▶ [Task details]: In the material below, please retype the lines from the very first through the one with "const colors = ['#1f77b4','#ff7f0e','#2ca02c'];", exactly and without pictures.

▶ [Data lines]:
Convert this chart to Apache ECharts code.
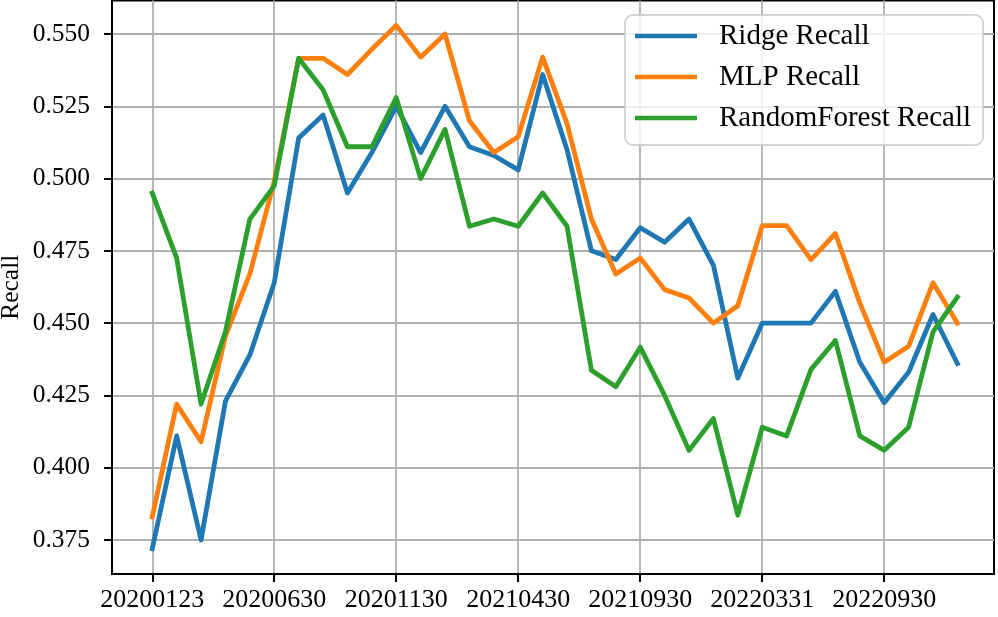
<!DOCTYPE html>
<html>
<head>
<meta charset="utf-8">
<script src="https://cdn.jsdelivr.net/npm/echarts@6/dist/echarts.min.js"></script>
<style>
html,body{margin:0;padding:0;background:#fff;}
#chart{width:998px;height:617px;}
</style>
</head>
<body>
<div id="chart"></div>
<script>
const categories = ['20200123','20200228','20200331','20200430','20200529','20200630','20200731','20200831','20200930','20201030','20201130','20201231','20210129','20210226','20210331','20210430','20210531','20210630','20210730','20210831','20210930','20211029','20211130','20211231','20220228','20220331','20220429','20220531','20220630','20220831','20220930','20221031','20221130','20221230'];
const xTickIndex = [0,5,10,15,20,25,30];
const yTicks = [0.375,0.400,0.425,0.450,0.475,0.500,0.525,0.550];
const ridgeRecall = [0.372,0.411,0.375,0.423,0.439,0.464,0.514,0.522,0.495,0.509,0.525,0.509,0.525,0.511,0.508,0.503,0.536,0.510,0.475,0.472,0.483,0.478,0.486,0.470,0.431,0.450,0.450,0.450,0.461,0.4365,0.4225,0.433,0.453,0.436];
const mlpRecall = [0.383,0.422,0.409,0.4455,0.467,0.499,0.5416,0.5416,0.536,0.5447,0.553,0.542,0.550,0.520,0.509,0.5145,0.542,0.519,0.486,0.467,0.4725,0.4616,0.4587,0.450,0.456,0.4837,0.4837,0.472,0.481,0.457,0.4365,0.442,0.464,0.450];
const rfRecall = [0.495,0.4725,0.422,0.447,0.486,0.4975,0.5416,0.5307,0.511,0.511,0.528,0.500,0.517,0.4835,0.486,0.4835,0.495,0.4835,0.4337,0.428,0.4417,0.425,0.406,0.417,0.3836,0.414,0.411,0.434,0.444,0.411,0.406,0.414,0.447,0.459];
const seriesNames = ['Ridge Recall','MLP Recall','RandomForest Recall'];
const colors = ['#1f77b4','#ff7f0e','#2ca02c'];

const FONT = '"Liberation Serif", "Times New Roman", serif';
const chart = echarts.init(document.getElementById('chart'), null, {renderer:'canvas'});
function toPairs(arr){ return arr.map((v,i)=>[i,v]); }
function mkSeries(name, arr, color){
  return {
    name: name, type:'line', data: toPairs(arr), showSymbol:false, symbol:'none',
    lineStyle:{color:color, width:4.8, join:'round', cap:'square'},
    itemStyle:{color:color}, emphasis:{disabled:true}, animation:false
  };
}
chart.setOption({
  animation:false,
  color: colors,
  grid:{left:112, right:4, top:0.5, bottom:43, containLabel:false, outerBoundsMode:'none',
    show:true, borderColor:'#000', borderWidth:2, backgroundColor:'transparent'},
  xAxis:{
    type:'value', min:-1.65, max:34.5,
    axisLine:{show:true, onZero:false, lineStyle:{color:'#000', width:2}},
    axisTick:{show:true, length:8, lineStyle:{color:'#000', width:2}, customValues:xTickIndex},
    axisLabel:{customValues:xTickIndex, color:'#000', fontFamily:FONT, fontSize:26, margin:13,
      formatter:function(v){ return categories[Math.round(v)] || ''; }},
    splitLine:{show:true, lineStyle:{color:'#b0b0b0', width:1.8}}
  },
  yAxis:{
    type:'value', min:0.36324, max:0.56159,
    name:'Recall', nameLocation:'middle', nameRotate:90, nameGap:88, nameMoveOverlap:false,
    nameTextStyle:{color:'#000', fontFamily:FONT, fontSize:25.5},
    axisLine:{show:true, onZero:false, lineStyle:{color:'#000', width:2}},
    axisTick:{show:true, length:8, lineStyle:{color:'#000', width:2}, customValues:yTicks},
    axisLabel:{customValues:yTicks, color:'#000', fontFamily:FONT, fontSize:25.5, margin:22,
      formatter:function(v){ return v.toFixed(3); }},
    splitLine:{show:true, lineStyle:{color:'#b0b0b0', width:1.8}}
  },
  legend:{
    orient:'vertical', left:625, top:15,
    padding:[6,12,12,10], itemGap:11,
    itemWidth:62, itemHeight:4.5, icon:'rect',
    backgroundColor:'rgba(255,255,255,0.8)', borderColor:'rgba(204,204,204,0.8)', borderWidth:2, borderRadius:8,
    textStyle:{color:'#000', fontFamily:FONT, fontSize:29, lineHeight:30, padding:[0,0,0,17]},
    data: seriesNames,
    selectedMode:false
  },
  series:[
    mkSeries(seriesNames[0], ridgeRecall, colors[0]),
    mkSeries(seriesNames[1], mlpRecall, colors[1]),
    mkSeries(seriesNames[2], rfRecall, colors[2])
  ]
});
</script>
</body>
</html>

▶ [Complete output]:
Convert this chart to Apache ECharts code.
<!DOCTYPE html>
<html>
<head>
<meta charset="utf-8">
<script src="https://cdn.jsdelivr.net/npm/echarts@6/dist/echarts.min.js"></script>
<style>
html,body{margin:0;padding:0;background:#fff;}
#chart{width:998px;height:617px;}
</style>
</head>
<body>
<div id="chart"></div>
<script>
const categories = ['20200123','20200228','20200331','20200430','20200529','20200630','20200731','20200831','20200930','20201030','20201130','20201231','20210129','20210226','20210331','20210430','20210531','20210630','20210730','20210831','20210930','20211029','20211130','20211231','20220228','20220331','20220429','20220531','20220630','20220831','20220930','20221031','20221130','20221230'];
const xTickIndex = [0,5,10,15,20,25,30];
const yTicks = [0.375,0.400,0.425,0.450,0.475,0.500,0.525,0.550];
const ridgeRecall = [0.372,0.411,0.375,0.423,0.439,0.464,0.514,0.522,0.495,0.509,0.525,0.509,0.525,0.511,0.508,0.503,0.536,0.510,0.475,0.472,0.483,0.478,0.486,0.470,0.431,0.450,0.450,0.450,0.461,0.4365,0.4225,0.433,0.453,0.436];
const mlpRecall = [0.383,0.422,0.409,0.4455,0.467,0.499,0.5416,0.5416,0.536,0.5447,0.553,0.542,0.550,0.520,0.509,0.5145,0.542,0.519,0.486,0.467,0.4725,0.4616,0.4587,0.450,0.456,0.4837,0.4837,0.472,0.481,0.457,0.4365,0.442,0.464,0.450];
const rfRecall = [0.495,0.4725,0.422,0.447,0.486,0.4975,0.5416,0.5307,0.511,0.511,0.528,0.500,0.517,0.4835,0.486,0.4835,0.495,0.4835,0.4337,0.428,0.4417,0.425,0.406,0.417,0.3836,0.414,0.411,0.434,0.444,0.411,0.406,0.414,0.447,0.459];
const seriesNames = ['Ridge Recall','MLP Recall','RandomForest Recall'];
const colors = ['#1f77b4','#ff7f0e','#2ca02c'];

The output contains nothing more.